Russia reserved the right to retaliate, Putin’s office said, and Russian hardliners demanded swift retribution against Zelenskiy himself.

“Two uncrewed aerial vehicles were aimed at the Kremlin. As a result of timely actions taken by the military and special services with the use of radar warfare systems, the devices were put out of action,” the presidency said in a statement.

“We regard these actions as a planned terrorist act and an attempt on the president’s life, carried out on the eve of Victory Day, the May 9 Parade, at which the presence of foreign guests is also planned …

“The Russian side reserves the right to take retaliatory measures where and when it sees fit.”

VIDEOS SHOW EXPLOSION OVER KREMLIN

Baza, a Telegram channel with links to Russia’s law enforcement agencies, posted a video showing a flying object approaching the dome of the Kremlin Senate building overlooking Red Square – site of next Tuesday’s Victory Day parade – and exploding in an intense burst of light just before reaching it.

Two similar videos posted on social media showed two objects flying on the same trajectory towards the dome, with the clock on the Kremlin’s Spassky Tower reading 2:27 and 2:43. The first seemed to be destroyed with little more than a puff of smoke, the second appeared to leave blazing wreckage on the dome.

Reuters checks on the time and location indicated that the videos could be authentic, although it was not clear how Ukraine, if it were involved, could seriously have expected to kill Putin with a drone strike on the Kremlin – a huge, historic walled citadel in the heart of Moscow.

Ukrainian presidential adviser Mykhailo Podolyak said in comments sent to Reuters: “In my opinion, it is absolutely obvious that both ‘reports about an attack on the Kremlin’ and simultaneously the supposed detention of Ukrainian saboteurs in Crimea … clearly indicate the preparation of a large-scale terrorist provocation by Russia in the coming days.”

The powerful speaker of the lower house of Russia’s parliament, Vyacheslav Volodin, demanded the use of “weapons capable of stopping and destroying the Kyiv terrorist regime”.

And former president Dmitry Medvedev, now deputy head of Russia’s Security Council, said the incident “leaves us no option but to physically eliminate Zelenskiy and his clique”.PUTIN ‘RARELY GOES TO KREMLIN’

But a British expert on Russia, Mark Galeotti, said it was unlikely that the alleged attack had targeted Putin, who “notoriously rarely goes to the Kremlin, let alone stays there overnight”.

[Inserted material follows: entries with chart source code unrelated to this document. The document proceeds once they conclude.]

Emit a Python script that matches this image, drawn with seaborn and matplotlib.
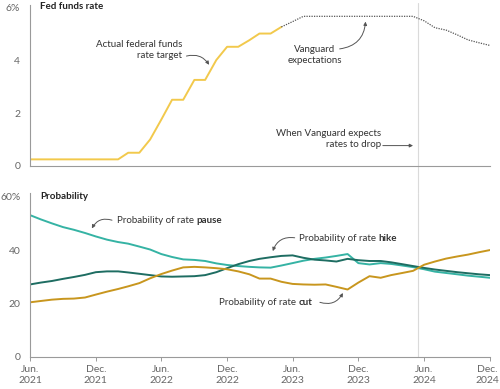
import pandas as pd
import matplotlib.pyplot as plt
import matplotlib.transforms as mtransforms
import seaborn as sns


# monthly observations, Jun 2021 .. Dec 2024
months = pd.date_range("2021-06-01", "2024-12-01", freq="MS")

# fed funds target (upper bound), Jun 2021 .. May 2023
fed_actual = [0.25, 0.25, 0.25, 0.25, 0.25, 0.25, 0.25, 0.25, 0.25, 0.5,
              0.5, 1.0, 1.75, 2.5, 2.5, 3.25, 3.25, 4.0, 4.5, 4.5,
              4.75, 5.0, 5.0, 5.25]

# Vanguard expectations, May 2023 .. Dec 2024
fed_expected = [5.25, 5.45, 5.65, 5.65, 5.65, 5.65, 5.65, 5.65, 5.65, 5.65,
                5.65, 5.65, 5.65, 5.48, 5.22, 5.13, 4.95, 4.76, 4.65, 4.55]

prob_pause = [53.2, 51.6, 50.1, 48.7, 47.7, 46.5, 45.2, 44.0, 43.1, 42.5,
              41.4, 40.3, 38.6, 37.5, 36.6, 36.4, 36.0, 35.1, 34.5, 34.1,
              33.8, 33.6, 33.5, 34.3, 35.2, 36.1, 36.8, 37.3, 37.9, 38.6,
              35.2, 34.7, 35.2, 34.9, 34.3, 33.7, 32.9, 32.0, 31.5, 31.0,
              30.5, 30.1, 29.7]

prob_hike = [27.2, 27.9, 28.5, 29.3, 30.0, 30.8, 31.8, 32.1, 32.1, 31.7,
             31.2, 30.7, 30.2, 30.1, 30.2, 30.3, 30.7, 31.8, 33.3, 34.8,
             36.0, 36.8, 37.4, 37.9, 38.1, 37.2, 36.5, 36.2, 35.8, 36.8,
             36.3, 36.0, 36.0, 35.5, 34.8, 34.1, 33.4, 32.8, 32.3, 31.8,
             31.4, 31.0, 30.7]

prob_cut = [20.5, 21.0, 21.5, 21.8, 21.9, 22.3, 23.4, 24.5, 25.5, 26.5,
            27.7, 29.5, 31.1, 32.4, 33.6, 33.8, 33.6, 33.3, 32.9, 32.1,
            31.0, 29.4, 29.4, 28.2, 27.4, 27.2, 27.1, 27.2, 26.3, 25.3,
            27.9, 30.3, 29.7, 30.7, 31.5, 32.3, 34.6, 35.8, 36.9, 37.7,
            38.4, 39.3, 40.1]

tick_dates = pd.to_datetime(["2021-06-01", "2021-12-01", "2022-06-01", "2022-12-01",
                             "2023-06-01", "2023-12-01", "2024-06-01", "2024-12-01"])
tick_labels = ["Jun.\n2021", "Dec.\n2021", "Jun.\n2022", "Dec.\n2022",
               "Jun.\n2023", "Dec.\n2023", "Jun.\n2024", "Dec.\n2024"]
drop_date = pd.Timestamp("2024-05-15")

YELLOW = "#f2c94c"
PAUSE = "#35b3a4"
HIKE = "#1e6d62"
CUT = "#c8961e"
TXT = "#333333"
GREY = "#666666"
FS = 7.0


def style_axis(ax):
    sns.despine(ax=ax)
    for side in ["left", "bottom"]:
        ax.spines[side].set_color("#9a9a9a")
        ax.spines[side].set_linewidth(0.8)
    ax.tick_params(axis="y", length=3, width=0.7, color="#9a9a9a", pad=4,
                   labelsize=7.5, labelcolor=GREY)
    ax.set_xlabel("")
    ax.set_ylabel("")
    ax.set_xlim(months[0], months[-1])


def arrow(ax, start, end, rad):
    ax.annotate("", xy=end, xytext=start,
                arrowprops=dict(arrowstyle="-|>", color="#555555", lw=0.7,
                                mutation_scale=5, shrinkA=0, shrinkB=0,
                                connectionstyle=f"arc3,rad={rad}"))


def label_bold(ax, x, y, word):
    t = ax.text(x, y, "Probability of rate ", fontsize=FS, color=TXT,
                va="center", ha="left")
    ax.annotate(word, xy=(1, 0), xycoords=t, va="bottom", ha="left",
                fontsize=FS, color=TXT, fontweight="bold")


def plot_graphs():
    sns.set_theme(style="white")
    plt.rcParams["font.family"] = ["Lato", "DejaVu Sans"]

    fig = plt.figure(figsize=(5, 3.89), dpi=100)
    ax1 = fig.add_axes([0.06, 0.5733, 0.92, 0.414])
    ax2 = fig.add_axes([0.06, 0.0823, 0.92, 0.4216])

    # top panel: fed funds rate
    sns.lineplot(x=months[:len(fed_actual)], y=fed_actual, ax=ax1,
                 color=YELLOW, linewidth=1.4)
    sns.lineplot(x=months[len(fed_actual) - 1:], y=fed_expected, ax=ax1,
                 color="#555555", linewidth=0.9, linestyle=(0, (1, 1)))
    style_axis(ax1)
    ax1.set_ylim(0, 6.08)
    ax1.set_yticks([0, 2, 4, 6])
    ax1.set_yticklabels(["0", "2", "4", "6%"])
    ax1.set_xticks([])
    ax1.axvline(drop_date, ymin=-0.2, ymax=1.01, color="#dadada", lw=0.8,
                clip_on=False, zorder=0)
    ax1.text(0.022, 0.988, "Fed funds rate", transform=ax1.transAxes,
             fontsize=7, fontweight="bold", color="#222222", va="center")

    ax1.text(pd.Timestamp("2022-07-30"), 4.38, "Actual federal funds\nrate target",
             ha="right", va="center", fontsize=FS, color=TXT, linespacing=1.3)
    arrow(ax1, (pd.Timestamp("2022-08-10"), 4.15),
          (pd.Timestamp("2022-10-12"), 3.82), -0.35)

    ax1.text(pd.Timestamp("2023-08-01"), 4.19, "Vanguard\nexpectations",
             ha="center", va="center", fontsize=FS, color=TXT, linespacing=1.3)
    arrow(ax1, (pd.Timestamp("2023-10-10"), 4.42),
          (pd.Timestamp("2023-12-21"), 5.45), 0.4)

    ax1.text(pd.Timestamp("2024-02-02"), 1.02, "When Vanguard expects\nrates to drop",
             ha="right", va="center", fontsize=FS, color=TXT, linespacing=1.35)
    arrow(ax1, (pd.Timestamp("2024-02-07"), 0.77),
          (pd.Timestamp("2024-05-01"), 0.77), 0)

    # bottom panel: probabilities
    probs = pd.DataFrame({"month": months, "pause": prob_pause,
                          "hike": prob_hike, "cut": prob_cut})
    sns.lineplot(data=probs, x="month", y="pause", ax=ax2, color=PAUSE, linewidth=1.4)
    sns.lineplot(data=probs, x="month", y="hike", ax=ax2, color=HIKE, linewidth=1.4)
    sns.lineplot(data=probs, x="month", y="cut", ax=ax2, color=CUT, linewidth=1.4)
    style_axis(ax2)
    ax2.set_ylim(0, 61.5)
    ax2.set_yticks([0, 20, 40, 60])
    ax2.set_yticklabels(["0", "20", "40", "60%"])
    ax2.set_xticks(tick_dates)
    ax2.set_xticklabels(tick_labels)
    ax2.tick_params(axis="x", length=3, width=0.7, color="#9a9a9a", pad=3,
                    labelsize=7.5, labelcolor=GREY, bottom=True)
    last = ax2.get_xticklabels()[-1]
    last.set_transform(last.get_transform() +
                       mtransforms.ScaledTranslation(-3 / 100, 0, fig.dpi_scale_trans))
    ax2.axvline(drop_date, ymin=0, ymax=1.0, color="#dadada", lw=0.8,
                clip_on=False, zorder=0)
    ax2.text(0.022, 0.976, "Probability", transform=ax2.transAxes,
             fontsize=7, fontweight="bold", color="#222222", va="center")

    label_bold(ax2, pd.Timestamp("2022-01-28"), 51.1, "pause")
    arrow(ax2, (pd.Timestamp("2022-01-15"), 51.3),
          (pd.Timestamp("2021-11-20"), 48.2), 0.4)

    label_bold(ax2, pd.Timestamp("2023-06-18"), 44.6, "hike")
    arrow(ax2, (pd.Timestamp("2023-06-07"), 44.7),
          (pd.Timestamp("2023-04-07"), 39.7), 0.4)

    label_bold(ax2, pd.Timestamp("2022-11-09"), 20.5, "cut")
    arrow(ax2, (pd.Timestamp("2023-08-16"), 20.5),
          (pd.Timestamp("2023-10-19"), 24.0), 0.4)

    plt.savefig("out.png", dpi=100)
    plt.close()


def main():
    plot_graphs()


if __name__ == "__main__":
    main()
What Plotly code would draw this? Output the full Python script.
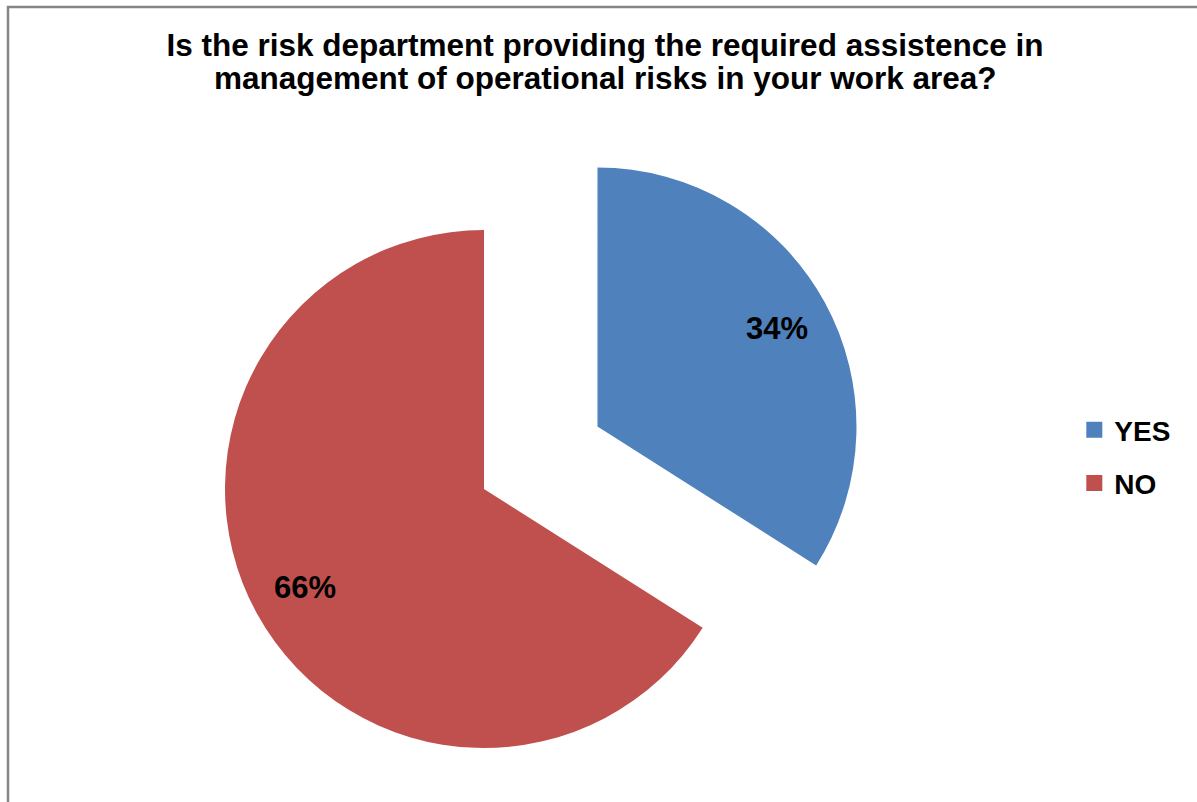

“If we presume it was a Ukrainian attack,” Galeotti tweeted, “consider it a performative strike, a demonstration of capability and a declaration of intent: ‘don’t think Moscow is safe.'”

The presidential administration said fragments of the drones had been scattered on the territory of the Kremlin complex but there were no casualties or material damage.

The RIA news agency said Putin had not been in the Kremlin at the time, and was working on Wednesday at his Novo Ogaryovo residence outside Moscow.

Victory Day is a major public holiday commemorating the defeat of Nazi Germany in World War Two, and a chance for Putin to rally Russians behind what he calls his “special military operation” in Ukraine.

Russia marks the occasion with a huge military parade on Red Square, for which seating has already been erected.

The state news agency TASS said the parade – for which the Kremlin last week announced tighter security – would still go ahead.

Before the drone attack was announced, some 10 hours after the event, Moscow Mayor Sergei Sobyanin said the city had introduced an immediate ban on unauthorised drone flights.

Russia has accused Ukraine of numerous cross-border attacks since the start of the war, including strikes in December on an air base deep inside Russian territory that houses strategic bomber planes equipped to carry nuclear weapons. In February, a drone crashed in Kolomna, about 110 km (70 miles) from the centre of Moscow.

Ukraine typically declines to claim responsibility for attacks on Russia or Russian-annexed Crimea, though Kyiv officials have frequently celebrated such attacks with cryptic or mocking remarks.